Rotterdam catches floating plastics
Rotterdam catches – a part of – the floating plastics and other debris.
Plastics in the oceans have to be reduced.
It’s the mission of the Dutch student Boyan Slat and now extended by the city of Rotterdam.
The result of recycled plastic: a floating park
On 4 July 2018, the first Plastic Recycled Park has been opened in the Rotterdam Rijnhaven, called Floating Pavilion. Floating dirt from the harbors and rivers has been collected and processed into a floating park of 140 m2.
The goal of this iconic Recycled Park is to show that recycled plastic from the river can be a valuable raw material for reuse. By reusing the recovered plastic and making floating building blocks out of it, the building blocks provide a new landscaping This green floating park is an added value for the city and has an ecological function in the river as a habitat for snails, flatworms, larvae, water beetles and more.
In 2016. Rotterdam, capital of the North Sea Delta in the Netherlands, launched three platforms to catch floating plastic debris before it enters the sea.
Last year, Rotterdam posted three plastic traps at strategic locations along the riverside to stop flowing the waste before it reaches the North Sea and disappears in the sea. The collected plastics will be reused and shown as a kind of floating city park, made by artists.
A first step towards a plastic-free river
Ramon Knoester, promoter of the initiative:
“If we absorb all the plastic in the city and in the harbor, we are contributing to decrease the expansion of the plastic soup in our seas and oceans.”
The architect has developed the plastic traps. Until now, the harvest is not as big als he expected. But his is optimistic:
Based on what is found on the banks, we expect to collect 10 to 20 tons of plastic per year. It will be roughly a quarter of the plastic that flows through the River Maas.
The costs of the three plastic catchers was 200,000 euros. The money has been raised by the municipality, the government and private funders. If the first three platforms are functioning as desired, the number of platforms will be expanded to eight.

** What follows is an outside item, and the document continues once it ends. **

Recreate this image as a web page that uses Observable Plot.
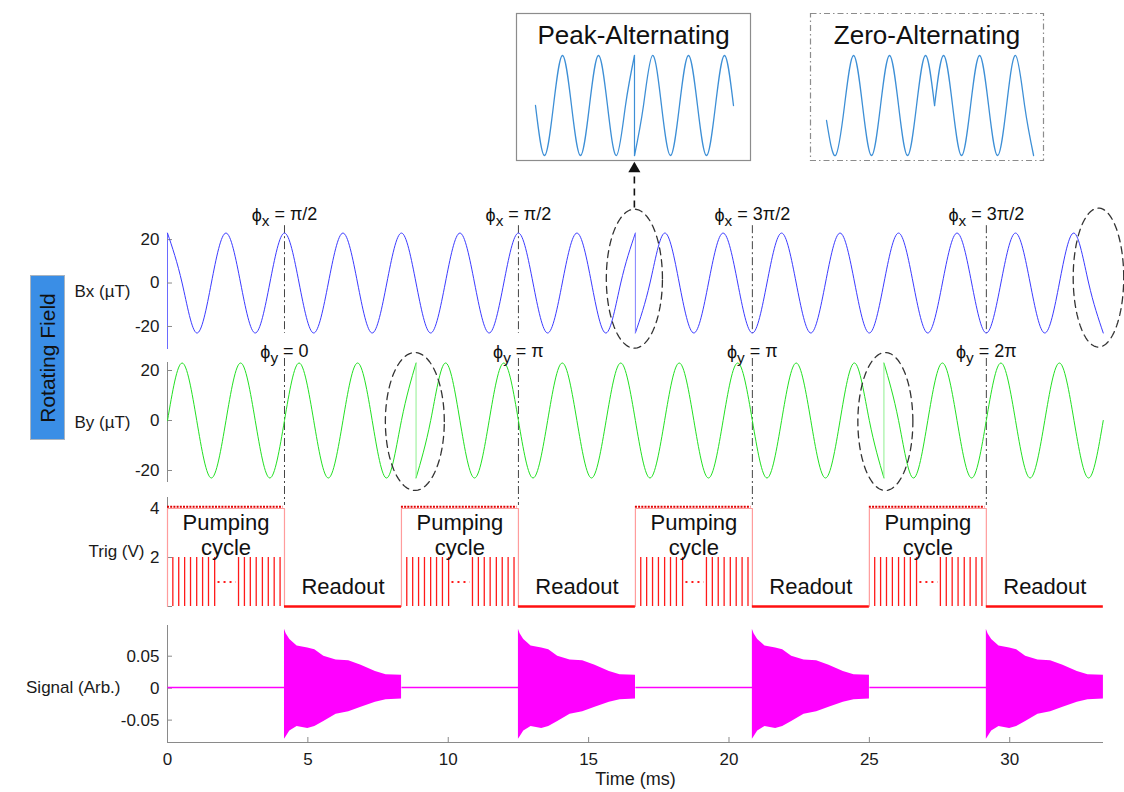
<!DOCTYPE html>
<html><head><meta charset="utf-8">
<script src="https://cdn.jsdelivr.net/npm/d3@7"></script>
<script src="https://cdn.jsdelivr.net/npm/@observablehq/plot@0.6"></script>
<style>
body{margin:0;background:#fff;}
#chart{position:relative;width:1124px;height:792px;overflow:hidden;font-family:"Liberation Sans",Arial,Helvetica,sans-serif;}
#chart svg{position:absolute;left:0;top:0;overflow:visible;}
#rf{position:absolute;left:30px;top:275px;width:35px;height:165px;background:#3a8ee6;border:1px solid #a9b4c0;box-sizing:border-box;}
#rf span{position:absolute;left:50%;top:50%;transform:translate(-50%,-50%) rotate(-90deg);white-space:nowrap;font-size:21px;color:#111;}
</style></head><body><div id="chart"><div id="rf"><span>Rotating Field</span></div></div>
<script>
// ---------------- data ----------------
const tMax = 33.34;                 // ms, x-axis limit
const quarter = 0.5208;             // ms, quarter period of the 480 Hz rotating field
const xTicks = [0, 5, 10, 15, 20, 25, 30];

// Bx samples at each quarter period (peaks, zero crossings, troughs)
const bxSegA = [23,0,-23,0,23,0,-23,0,23,0,-23,0,23,0,-23,0,23,0,-23,0,23,0,-23,0,23,0,-23,0,23,0,-23,0,23]; // i = 0..32
const bxSegB = [-23,0,23,0,-23,0,23,0,-23,0,23,0,-23,0,23,0,-23,0,23,0,-23,0,23,0,-23,0,23,0,-23,0,23,0,-23]; // i = 32..64
const bxSegStarts = [0, 32];
const bxJumps = [{i: 32, from: 23, to: -23}];
const bxTicks = [-20, 0, 20];

// By samples at each quarter period
const bySegA = [0,23,0,-23,0,23,0,-23,0,23,0,-23,0,23,0,-23,0,23];                                   // i = 0..17
const bySegB = [-23,0,23,0,-23,0,23,0,-23,0,23,0,-23,0,23,0,-23,0,23,0,-23,0,23,0,-23,0,23,0,-23,0,23,0,-23]; // i = 17..49
const bySegC = [23,0,-23,0,23,0,-23,0,23,0,-23,0,23,0,-23,0];                                          // i = 49..64
const bySegStarts = [0, 17, 49];
const byJumps = [{i: 17, from: 23, to: -23}, {i: 49, from: -23, to: 23}];
const byTicks = [-20, 0, 20];

// phase switching instants and labels
const switchTimes = [4.167, 12.5, 20.833, 29.167];
const phiXLabels = ["ϕx = π/2", "ϕx = π/2", "ϕx = 3π/2", "ϕx = 3π/2"];
const phiYLabels = ["ϕy = 0", "ϕy = π", "ϕy = π", "ϕy = 2π"];

// highlighted ellipses (centre time, centre value, radius in ms, radius in µT)
const bxEllipses = [{t: 16.63, v: 2, rt: 1.0, rv: 32}, {t: 33.16, v: 2.5, rt: 0.9, rv: 32}];
const byEllipses = [{t: 8.81, v: -0.4, rt: 1.05, rv: 27.6}, {t: 25.57, v: -0.4, rt: 0.98, rv: 27.6}];
const arrowT = 16.63, arrowFrom = 34.5, arrowTo = 51, arrowTip = 52.6;

// trigger
const pumpStarts = [0, 8.333, 16.667, 25.0];
const readoutStarts = [4.167, 12.5, 20.833, 29.167];
const halfCycle = 4.167;
const trigHigh = 4.0, trigMarker = 4.07, pulseHigh = 2.0, gapLevel = 1.0;
const pulseOffsets = [0.19,0.40,0.61,0.82,1.04,1.25,1.46,1.68, 2.53,2.74,2.95,3.16,3.38,3.59,3.80,4.01];
const gapFrom = 1.80, gapTo = 2.45;
const trigTicks = [0, 2, 4];
const pumpTextY1 = 3.43, pumpTextY2 = 2.4, readoutTextY = 0.78;

// signal envelope during each readout (offset from readout start, ms)
const envT  = [0, 0.06, 0.19, 0.45, 0.83, 1.08, 1.40, 1.84, 2.29, 2.73, 3.24, 3.62, 4.17];
const envHi = [0.092, 0.085, 0.076, 0.066, 0.063, 0.060, 0.050, 0.044, 0.043, 0.036, 0.026, 0.021, 0.020];
const envLo = [-0.080, -0.076, -0.067, -0.060, -0.063, -0.060, -0.052, -0.041, -0.037, -0.030, -0.022, -0.018, -0.017];
const baseline = 0.001;
const sigTicks = [-0.05, 0, 0.05];

// insets (samples per quarter period)
const peakAltA = [0,-1,0,1,0,-1,0,1,0,-1,0,1];        // i = 0..11
const peakAltB = [-1,0,1,0,-1,0,1,0,-1,0,1,0];        // i = 11..22
const zeroAltA = [-0.3,-1,0,1,0,-1,0,1,0,-1,0,1,0];   // i = 0..12
const zeroAltB = [0,1,0,-1,0,1,0,-1,0,1,0,-1];        // i = 12..23

// ---------------- helpers ----------------
const W = 1124, H = 792, X0 = 167, X1 = 1103;
const FONT = '"Liberation Sans", Arial, Helvetica, sans-serif';
const style = {background: "transparent", overflow: "visible", fontFamily: FONT, fontSize: "17px", color: "#1a1a1a"};
const axisGray = "#8a8a8a";
const chart = document.getElementById("chart");

function segPoints(segs, starts, scale) {
  return segs.flatMap((vals, s) => vals.map((v, k) => ({t: (starts[s] + k) * scale, v, seg: s})));
}
function ellipsePoints(list) {
  const out = [];
  list.forEach((e, k) => { for (let j = 0; j <= 90; j++) { const a = j / 90 * 2 * Math.PI;
    out.push({t: e.t + e.rt * Math.cos(a), v: e.v + e.rv * Math.sin(a), id: k}); } });
  return out;
}
const fmt = d => String(d);
function yAxis(ticks, format = fmt) {
  return Plot.axisY({ticks, tickFormat: format, tickSize: -5, tickPadding: 13, stroke: axisGray, fill: "#1a1a1a", label: null});
}
function panel(top, bottom, yDomain, marks, xOpts = {axis: null}) {
  return Plot.plot({
    width: W, height: H, marginLeft: X0, marginRight: W - X1, marginTop: top, marginBottom: H - bottom,
    x: {domain: [0, tMax], ...xOpts}, y: {domain: yDomain}, style, marks
  });
}
const dashDot = "8,3,2,3";

// ---------------- insets ----------------
function inset(segs, starts, left, right, domain, title, dash) {
  const pts = segPoints(segs, starts, 1);
  const jumps = [];
  for (let s = 1; s < segs.length; s++) {
    const prev = segs[s - 1];
    jumps.push({i: starts[s], from: prev[prev.length - 1], to: segs[s][0]});
  }
  return Plot.plot({
    width: W, height: H, marginLeft: left, marginRight: W - right, marginTop: 13, marginBottom: H - 160,
    x: {domain, axis: null}, y: {domain: [-1.1, 1.84], axis: null}, style,
    marks: [
      Plot.frame({stroke: "#8c8c8c", strokeWidth: 1.2, strokeDasharray: dash}),
      Plot.line(pts, {x: "t", y: "v", z: "seg", curve: "natural", stroke: "#3d8fd6", strokeWidth: 1.3}),
      Plot.link(jumps.filter(d => d.from !== d.to), {x1: "i", x2: "i", y1: "from", y2: "to", stroke: "#3d8fd6", strokeWidth: 1.2}),
      Plot.text([title], {frameAnchor: "top", dy: 22, lineAnchor: "middle", fontSize: 26, fill: "#111"})
    ]
  });
}
chart.append(inset([peakAltA, peakAltB], [0, 11], 516, 750, [-2.11, 23.89], "Peak-Alternating", null));
chart.append(inset([zeroAltA, zeroAltB], [0, 12], 810, 1043, [-1.78, 24.1], "Zero-Alternating", "6,3,1.5,3"));

// ---------------- Bx panel ----------------
chart.append(panel(233, 349, [-30.6, 22.8], [
  Plot.ruleX([0], {stroke: "#6a6aff"}),
  yAxis(bxTicks),
  Plot.text(["Bx (µT)"], {frameAnchor: "left", dx: -37, textAnchor: "end"}),
  Plot.ruleX(switchTimes, {x: d => d, y1: 26.4, y2: -23.2, stroke: "#444", strokeDasharray: dashDot}),
  Plot.line(segPoints([bxSegA, bxSegB], bxSegStarts, quarter), {x: "t", y: "v", z: "seg", curve: "natural", stroke: "#3b3bff", strokeWidth: 1}),
  Plot.link(bxJumps, {x1: d => d.i * quarter, x2: d => d.i * quarter, y1: "from", y2: "to", stroke: "#8080ff", strokeWidth: 1}),
  Plot.text(switchTimes, {x: d => d, text: (d, i) => phiXLabels[i], frameAnchor: "top", dy: -25, fontSize: 18, fill: "#111"}),
  Plot.line(ellipsePoints(bxEllipses), {x: "t", y: "v", z: "id", stroke: "#333", strokeWidth: 1.3, strokeDasharray: "7,5"}),
  Plot.ruleX([arrowT], {x: d => d, y1: arrowFrom, y2: arrowTo, stroke: "#111", strokeWidth: 1.6, strokeDasharray: "7,5"}),
  Plot.dot([arrowT], {x: d => d, y: arrowTip, symbol: "triangle", r: 4.5, fill: "#111", stroke: "none"})
]));

// ---------------- By panel ----------------
chart.append(panel(362, 482, [-24.8, 23.2], [
  Plot.ruleX([0], {stroke: axisGray}),
  yAxis(byTicks),
  Plot.text(["By (µT)"], {frameAnchor: "left", dx: -37, textAnchor: "end"}),
  Plot.ruleX(switchTimes, {x: d => d, y1: 24.8, y2: -34, stroke: "#444", strokeDasharray: dashDot}),
  Plot.line(segPoints([bySegA, bySegB, bySegC], bySegStarts, quarter), {x: "t", y: "v", z: "seg", curve: "natural", stroke: "#22e022", strokeWidth: 1}),
  Plot.link(byJumps, {x1: d => d.i * quarter, x2: d => d.i * quarter, y1: "from", y2: "to", stroke: "#90f090", strokeWidth: 1}),
  Plot.text(switchTimes, {x: d => d, text: (d, i) => phiYLabels[i], frameAnchor: "top", dy: -17, fontSize: 18, fill: "#111"}),
  Plot.line(ellipsePoints(byEllipses), {x: "t", y: "v", z: "id", stroke: "#333", strokeWidth: 1.3, strokeDasharray: "7,5"})
]));

// ---------------- Trig panel ----------------
const boxPts = pumpStarts.flatMap((s, k) => [
  {t: s, v: 0, k}, {t: s, v: trigHigh, k}, {t: s + halfCycle, v: trigHigh, k}, {t: s + halfCycle, v: 0, k}
]);
const pulses = pumpStarts.flatMap(s => pulseOffsets.map(o => s + o));
chart.append(panel(497, 606, [0, 4.45], [
  Plot.ruleX([0], {stroke: axisGray}),
  yAxis(trigTicks, d => d === 0 ? "" : String(d)),
  Plot.text(["Trig (V)"], {frameAnchor: "left", dx: -23, textAnchor: "end"}),
  Plot.line(boxPts, {x: "t", y: "v", z: "k", stroke: "#ff9c9c", strokeWidth: 1.2}),
  Plot.ruleY(pumpStarts, {y: trigMarker, x1: d => d, x2: d => d + halfCycle - 0.05, stroke: "#e00000", strokeWidth: 2, strokeDasharray: "2,1.2"}),
  Plot.ruleX(pulses, {x: d => d, y1: 0, y2: pulseHigh, stroke: "#ff1a1a", strokeWidth: 1.3}),
  Plot.ruleY(pumpStarts, {y: gapLevel, x1: d => d + gapFrom, x2: d => d + gapTo, stroke: "#ff1a1a", strokeWidth: 2, strokeDasharray: "2,4"}),
  Plot.ruleY(readoutStarts, {y: 0, x1: d => d, x2: d => Math.min(d + halfCycle, tMax), stroke: "#ff1010", strokeWidth: 2.6}),
  Plot.text(pumpStarts, {x: d => d + halfCycle / 2, y: pumpTextY1, text: () => "Pumping", fontSize: 22, fill: "#111"}),
  Plot.text(pumpStarts, {x: d => d + halfCycle / 2, y: pumpTextY2, text: () => "cycle", fontSize: 22, fill: "#111"}),
  Plot.text(readoutStarts, {x: d => d + halfCycle / 2, y: readoutTextY, text: () => "Readout", fontSize: 22, fill: "#111"})
]));

// ---------------- Signal panel ----------------
const sigPts = readoutStarts.flatMap((s, k) => envT.map((o, j) => ({t: s + o, hi: envHi[j], lo: envLo[j], k})));
const baseSegs = pumpStarts.map(s => ({x1: s, x2: s + halfCycle}));
chart.append(panel(625, 742, [-0.085, 0.098], [
  Plot.ruleX([0], {stroke: axisGray}),
  Plot.ruleY([-0.085], {stroke: axisGray}),
  yAxis(sigTicks),
  Plot.axisX({ticks: xTicks, tickFormat: fmt, tickSize: -5, tickPadding: 15, stroke: axisGray, fill: "#1a1a1a", label: null}),
  Plot.text(["Signal (Arb.)"], {frameAnchor: "left", dx: -47, dy: 4, textAnchor: "end"}),
  Plot.text(["Time (ms)"], {frameAnchor: "bottom", dy: 42, fontSize: 18}),
  Plot.link(baseSegs, {x1: "x1", x2: "x2", y1: baseline, y2: baseline, stroke: "#ff00ff", strokeWidth: 1.4}),
  Plot.areaY(sigPts, {x: "t", y1: "lo", y2: "hi", z: "k", fill: "#ff00ff"})
], {}));

// subscripts for the phase labels
chart.querySelectorAll("text").forEach(el => {
  const m = /^ϕ([xy])( = .*)$/.exec(el.textContent);
  if (!m) return;
  el.textContent = "ϕ";
  const ns = "http://www.w3.org/2000/svg";
  const sub = document.createElementNS(ns, "tspan");
  sub.setAttribute("dy", "0.3em"); sub.setAttribute("font-size", "0.85em"); sub.textContent = m[1];
  const rest = document.createElementNS(ns, "tspan");
  rest.setAttribute("dy", "-0.3em"); rest.textContent = m[2];
  el.append(sub, rest);
});
</script></body></html>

Video Recycled Park by WHIM Architecture
About the river Meuse
The river Meuse is a 950 kilometer long river in Western Europe. Because it’s mainly fed by rainwater, the water level can vary a lot. The Meuse rises in France, then still flows through Belgium and the Nederlands. In the Netherlands, the Meuse – one of the major rivers that flows in the river Delta, the water flows into the North Sea.